Aymen Hussein, emblematic striker of the Lions of Mesopotamia and a team captain, has been forged by hardship and now epitomises Iraq, who face France on Monday at 23:00 in their second World Cup group game.
In L'Équipe’s reporting, his story is bound up with a nation’s resilience. In March in Monterrey, the 30-year-old struck against Bolivia to send Iraq to a first World Cup in 40 years, fulfilling an ambition he had voiced a decade earlier, with team-mate Kevin Yakob expressing pride in him.
He hails from Hawija, a region devastated by war and later an Islamic State stronghold. His father, an Iraqi army officer, was killed by Al-Qaida in 2008. In 2014 his brother was abducted by IS and remains missing, just as Hussein had broken through at senior level in Kurdistan.

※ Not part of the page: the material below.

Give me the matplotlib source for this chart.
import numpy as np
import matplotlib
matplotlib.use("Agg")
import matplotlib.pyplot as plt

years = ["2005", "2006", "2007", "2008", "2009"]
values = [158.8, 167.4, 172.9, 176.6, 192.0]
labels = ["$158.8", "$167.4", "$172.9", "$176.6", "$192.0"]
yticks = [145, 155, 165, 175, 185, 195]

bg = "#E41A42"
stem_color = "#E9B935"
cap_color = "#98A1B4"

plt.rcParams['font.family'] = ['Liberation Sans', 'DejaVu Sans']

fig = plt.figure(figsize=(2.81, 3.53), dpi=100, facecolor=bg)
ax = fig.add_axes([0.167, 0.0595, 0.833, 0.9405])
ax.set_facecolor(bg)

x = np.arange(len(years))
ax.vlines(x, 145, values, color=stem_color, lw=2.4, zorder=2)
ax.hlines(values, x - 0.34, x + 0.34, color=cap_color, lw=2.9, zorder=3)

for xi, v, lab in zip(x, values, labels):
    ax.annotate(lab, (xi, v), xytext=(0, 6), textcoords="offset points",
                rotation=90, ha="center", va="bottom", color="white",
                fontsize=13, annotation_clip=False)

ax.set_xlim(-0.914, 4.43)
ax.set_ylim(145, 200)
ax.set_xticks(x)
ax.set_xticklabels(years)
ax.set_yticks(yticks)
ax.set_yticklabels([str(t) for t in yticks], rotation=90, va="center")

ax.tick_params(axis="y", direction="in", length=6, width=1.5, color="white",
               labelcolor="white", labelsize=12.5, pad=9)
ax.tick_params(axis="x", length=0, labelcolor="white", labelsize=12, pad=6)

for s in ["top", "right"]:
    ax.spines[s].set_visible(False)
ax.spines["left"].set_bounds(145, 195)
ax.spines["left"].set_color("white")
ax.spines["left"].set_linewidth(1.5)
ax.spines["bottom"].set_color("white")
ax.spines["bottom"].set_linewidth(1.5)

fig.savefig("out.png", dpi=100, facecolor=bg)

Midfielder Aimar Sher depicts a fearsome penalty-box presence, capable of goals from nowhere and dominant in the air. Yakob describes a leader who sets standards by playing at full intensity.
Iraq head coach Graham Arnold views him as the sort of player who would give everything in the shirt, even to the last step. He sees Hussein as an example to younger team-mates and those based abroad, explaining what it means to be Iraqi.
Hussein underlined that edge in the opener against Norway, rising to head an equaliser. Even as Norway led 4-1 late on, he kept pressing and urging others to follow. France and their centre-backs know what awaits, he does not stop.